Leave out the images and repeat the listing below without a single change.
## Begin Dataset section
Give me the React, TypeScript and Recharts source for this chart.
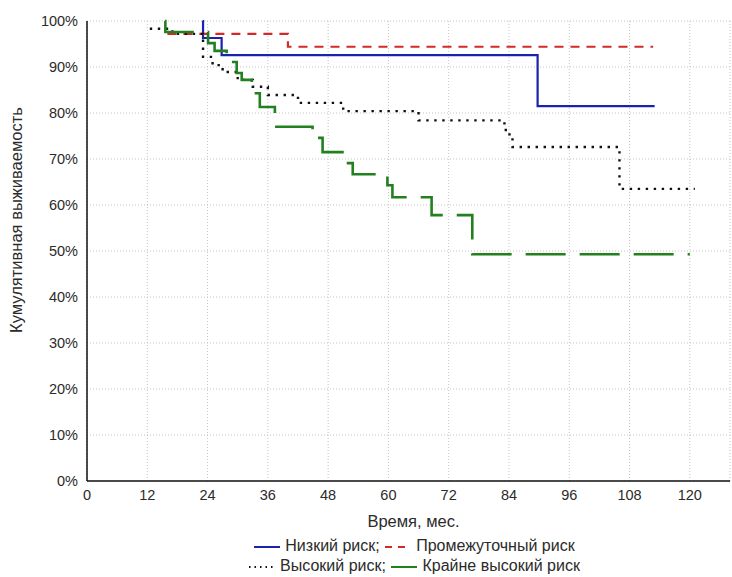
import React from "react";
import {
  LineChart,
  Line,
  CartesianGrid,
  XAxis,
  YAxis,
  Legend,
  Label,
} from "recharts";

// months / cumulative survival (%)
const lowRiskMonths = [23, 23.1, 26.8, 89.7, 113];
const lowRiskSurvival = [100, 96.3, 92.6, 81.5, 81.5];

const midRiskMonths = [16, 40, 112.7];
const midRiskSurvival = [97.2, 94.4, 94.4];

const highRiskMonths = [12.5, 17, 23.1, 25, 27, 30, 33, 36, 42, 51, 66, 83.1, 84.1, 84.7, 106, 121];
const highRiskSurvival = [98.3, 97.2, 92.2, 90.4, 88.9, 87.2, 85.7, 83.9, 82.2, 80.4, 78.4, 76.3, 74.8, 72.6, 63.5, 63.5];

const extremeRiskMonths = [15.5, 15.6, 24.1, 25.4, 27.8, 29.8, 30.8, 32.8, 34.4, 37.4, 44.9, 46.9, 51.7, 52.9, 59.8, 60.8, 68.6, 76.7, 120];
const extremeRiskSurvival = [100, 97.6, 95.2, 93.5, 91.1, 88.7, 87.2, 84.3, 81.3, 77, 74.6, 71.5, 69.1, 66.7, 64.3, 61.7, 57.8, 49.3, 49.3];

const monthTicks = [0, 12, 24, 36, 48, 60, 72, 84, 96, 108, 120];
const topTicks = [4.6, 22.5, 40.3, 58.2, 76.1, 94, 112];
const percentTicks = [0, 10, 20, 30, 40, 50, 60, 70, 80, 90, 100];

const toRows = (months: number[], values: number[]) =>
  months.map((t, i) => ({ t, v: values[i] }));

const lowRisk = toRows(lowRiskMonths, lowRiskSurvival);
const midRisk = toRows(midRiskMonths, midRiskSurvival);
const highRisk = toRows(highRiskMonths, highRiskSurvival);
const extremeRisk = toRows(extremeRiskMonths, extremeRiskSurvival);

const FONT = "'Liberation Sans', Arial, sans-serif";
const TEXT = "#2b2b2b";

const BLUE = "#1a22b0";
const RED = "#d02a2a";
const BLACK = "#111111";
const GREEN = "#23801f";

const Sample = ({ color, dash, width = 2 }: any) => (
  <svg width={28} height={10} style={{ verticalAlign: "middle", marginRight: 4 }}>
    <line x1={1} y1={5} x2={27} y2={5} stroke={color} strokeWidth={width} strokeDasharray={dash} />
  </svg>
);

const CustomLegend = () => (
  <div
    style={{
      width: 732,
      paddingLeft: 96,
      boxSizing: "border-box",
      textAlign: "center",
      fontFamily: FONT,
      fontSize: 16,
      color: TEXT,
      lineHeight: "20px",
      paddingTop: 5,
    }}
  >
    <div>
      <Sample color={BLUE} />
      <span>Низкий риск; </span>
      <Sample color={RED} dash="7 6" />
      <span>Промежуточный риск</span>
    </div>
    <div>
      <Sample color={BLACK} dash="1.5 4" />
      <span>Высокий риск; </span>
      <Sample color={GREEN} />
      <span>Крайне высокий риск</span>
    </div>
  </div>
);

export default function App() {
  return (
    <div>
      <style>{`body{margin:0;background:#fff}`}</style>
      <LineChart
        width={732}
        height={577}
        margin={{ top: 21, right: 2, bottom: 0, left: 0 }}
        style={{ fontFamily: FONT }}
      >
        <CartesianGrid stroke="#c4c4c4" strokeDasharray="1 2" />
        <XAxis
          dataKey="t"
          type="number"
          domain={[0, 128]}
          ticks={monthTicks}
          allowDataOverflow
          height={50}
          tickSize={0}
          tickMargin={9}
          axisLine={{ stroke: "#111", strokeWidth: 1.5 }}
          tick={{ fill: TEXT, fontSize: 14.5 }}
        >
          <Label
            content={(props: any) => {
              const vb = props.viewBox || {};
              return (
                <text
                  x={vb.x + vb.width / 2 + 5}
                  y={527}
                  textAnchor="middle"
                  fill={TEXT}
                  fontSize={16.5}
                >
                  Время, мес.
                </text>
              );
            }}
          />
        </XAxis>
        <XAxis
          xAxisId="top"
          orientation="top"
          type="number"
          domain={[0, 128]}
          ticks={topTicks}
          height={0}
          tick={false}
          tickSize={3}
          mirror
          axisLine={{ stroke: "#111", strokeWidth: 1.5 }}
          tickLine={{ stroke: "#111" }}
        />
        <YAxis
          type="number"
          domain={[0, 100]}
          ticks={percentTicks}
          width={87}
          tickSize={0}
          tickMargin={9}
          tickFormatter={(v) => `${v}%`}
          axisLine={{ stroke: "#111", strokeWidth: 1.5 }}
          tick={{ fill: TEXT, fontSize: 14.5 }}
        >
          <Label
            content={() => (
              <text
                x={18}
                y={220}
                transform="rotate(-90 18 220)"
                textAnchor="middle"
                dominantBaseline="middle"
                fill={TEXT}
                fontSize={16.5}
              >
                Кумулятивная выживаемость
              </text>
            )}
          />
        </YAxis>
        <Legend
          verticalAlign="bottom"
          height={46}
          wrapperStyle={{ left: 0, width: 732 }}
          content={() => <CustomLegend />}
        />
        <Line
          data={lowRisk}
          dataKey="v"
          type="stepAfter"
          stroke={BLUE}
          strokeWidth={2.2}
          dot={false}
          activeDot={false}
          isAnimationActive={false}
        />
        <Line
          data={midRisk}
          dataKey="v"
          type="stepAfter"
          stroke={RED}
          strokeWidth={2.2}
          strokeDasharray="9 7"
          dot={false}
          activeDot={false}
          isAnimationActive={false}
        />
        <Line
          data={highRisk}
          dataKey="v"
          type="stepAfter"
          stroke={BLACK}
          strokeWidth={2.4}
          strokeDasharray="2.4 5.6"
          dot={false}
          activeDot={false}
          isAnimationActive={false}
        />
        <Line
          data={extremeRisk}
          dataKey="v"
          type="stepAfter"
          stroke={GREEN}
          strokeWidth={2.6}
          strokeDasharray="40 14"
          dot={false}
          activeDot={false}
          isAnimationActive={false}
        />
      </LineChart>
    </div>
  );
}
## End Dataset section
* The answer:
Give me the React, TypeScript and Recharts source for this chart.
import React from "react";
import {
  LineChart,
  Line,
  CartesianGrid,
  XAxis,
  YAxis,
  Legend,
  Label,
} from "recharts";

// months / cumulative survival (%)
const lowRiskMonths = [23, 23.1, 26.8, 89.7, 113];
const lowRiskSurvival = [100, 96.3, 92.6, 81.5, 81.5];

const midRiskMonths = [16, 40, 112.7];
const midRiskSurvival = [97.2, 94.4, 94.4];

const highRiskMonths = [12.5, 17, 23.1, 25, 27, 30, 33, 36, 42, 51, 66, 83.1, 84.1, 84.7, 106, 121];
const highRiskSurvival = [98.3, 97.2, 92.2, 90.4, 88.9, 87.2, 85.7, 83.9, 82.2, 80.4, 78.4, 76.3, 74.8, 72.6, 63.5, 63.5];

const extremeRiskMonths = [15.5, 15.6, 24.1, 25.4, 27.8, 29.8, 30.8, 32.8, 34.4, 37.4, 44.9, 46.9, 51.7, 52.9, 59.8, 60.8, 68.6, 76.7, 120];
const extremeRiskSurvival = [100, 97.6, 95.2, 93.5, 91.1, 88.7, 87.2, 84.3, 81.3, 77, 74.6, 71.5, 69.1, 66.7, 64.3, 61.7, 57.8, 49.3, 49.3];

const monthTicks = [0, 12, 24, 36, 48, 60, 72, 84, 96, 108, 120];
const topTicks = [4.6, 22.5, 40.3, 58.2, 76.1, 94, 112];
const percentTicks = [0, 10, 20, 30, 40, 50, 60, 70, 80, 90, 100];

const toRows = (months: number[], values: number[]) =>
  months.map((t, i) => ({ t, v: values[i] }));

const lowRisk = toRows(lowRiskMonths, lowRiskSurvival);
const midRisk = toRows(midRiskMonths, midRiskSurvival);
const highRisk = toRows(highRiskMonths, highRiskSurvival);
const extremeRisk = toRows(extremeRiskMonths, extremeRiskSurvival);

const FONT = "'Liberation Sans', Arial, sans-serif";
const TEXT = "#2b2b2b";

const BLUE = "#1a22b0";
const RED = "#d02a2a";
const BLACK = "#111111";
const GREEN = "#23801f";

const Sample = ({ color, dash, width = 2 }: any) => (
  <svg width={28} height={10} style={{ verticalAlign: "middle", marginRight: 4 }}>
    <line x1={1} y1={5} x2={27} y2={5} stroke={color} strokeWidth={width} strokeDasharray={dash} />
  </svg>
);

const CustomLegend = () => (
  <div
    style={{
      width: 732,
      paddingLeft: 96,
      boxSizing: "border-box",
      textAlign: "center",
      fontFamily: FONT,
      fontSize: 16,
      color: TEXT,
      lineHeight: "20px",
      paddingTop: 5,
    }}
  >
    <div>
      <Sample color={BLUE} />
      <span>Низкий риск; </span>
      <Sample color={RED} dash="7 6" />
      <span>Промежуточный риск</span>
    </div>
    <div>
      <Sample color={BLACK} dash="1.5 4" />
      <span>Высокий риск; </span>
      <Sample color={GREEN} />
      <span>Крайне высокий риск</span>
    </div>
  </div>
);

export default function App() {
  return (
    <div>
      <style>{`body{margin:0;background:#fff}`}</style>
      <LineChart
        width={732}
        height={577}
        margin={{ top: 21, right: 2, bottom: 0, left: 0 }}
        style={{ fontFamily: FONT }}
      >
        <CartesianGrid stroke="#c4c4c4" strokeDasharray="1 2" />
        <XAxis
          dataKey="t"
          type="number"
          domain={[0, 128]}
          ticks={monthTicks}
          allowDataOverflow
          height={50}
          tickSize={0}
          tickMargin={9}
          axisLine={{ stroke: "#111", strokeWidth: 1.5 }}
          tick={{ fill: TEXT, fontSize: 14.5 }}
        >
          <Label
            content={(props: any) => {
              const vb = props.viewBox || {};
              return (
                <text
                  x={vb.x + vb.width / 2 + 5}
                  y={527}
                  textAnchor="middle"
                  fill={TEXT}
                  fontSize={16.5}
                >
                  Время, мес.
                </text>
              );
            }}
          />
        </XAxis>
        <XAxis
          xAxisId="top"
          orientation="top"
          type="number"
          domain={[0, 128]}
          ticks={topTicks}
          height={0}
          tick={false}
          tickSize={3}
          mirror
          axisLine={{ stroke: "#111", strokeWidth: 1.5 }}
          tickLine={{ stroke: "#111" }}
        />
        <YAxis
          type="number"
          domain={[0, 100]}
          ticks={percentTicks}
          width={87}
          tickSize={0}
          tickMargin={9}
          tickFormatter={(v) => `${v}%`}
          axisLine={{ stroke: "#111", strokeWidth: 1.5 }}
          tick={{ fill: TEXT, fontSize: 14.5 }}
        >
          <Label
            content={() => (
              <text
                x={18}
                y={220}
                transform="rotate(-90 18 220)"
                textAnchor="middle"
                dominantBaseline="middle"
                fill={TEXT}
                fontSize={16.5}
              >
                Кумулятивная выживаемость
              </text>
            )}
          />
        </YAxis>
        <Legend
          verticalAlign="bottom"
          height={46}
          wrapperStyle={{ left: 0, width: 732 }}
          content={() => <CustomLegend />}
        />
        <Line
          data={lowRisk}
          dataKey="v"
          type="stepAfter"
          stroke={BLUE}
          strokeWidth={2.2}
          dot={false}
          activeDot={false}
          isAnimationActive={false}
        />
        <Line
          data={midRisk}
          dataKey="v"
          type="stepAfter"
          stroke={RED}
          strokeWidth={2.2}
          strokeDasharray="9 7"
          dot={false}
          activeDot={false}
          isAnimationActive={false}
        />
        <Line
          data={highRisk}
          dataKey="v"
          type="stepAfter"
          stroke={BLACK}
          strokeWidth={2.4}
          strokeDasharray="2.4 5.6"
          dot={false}
          activeDot={false}
          isAnimationActive={false}
        />
        <Line
          data={extremeRisk}
          dataKey="v"
          type="stepAfter"
          stroke={GREEN}
          strokeWidth={2.6}
          strokeDasharray="40 14"
          dot={false}
          activeDot={false}
          isAnimationActive={false}
        />
      </LineChart>
    </div>
  );
}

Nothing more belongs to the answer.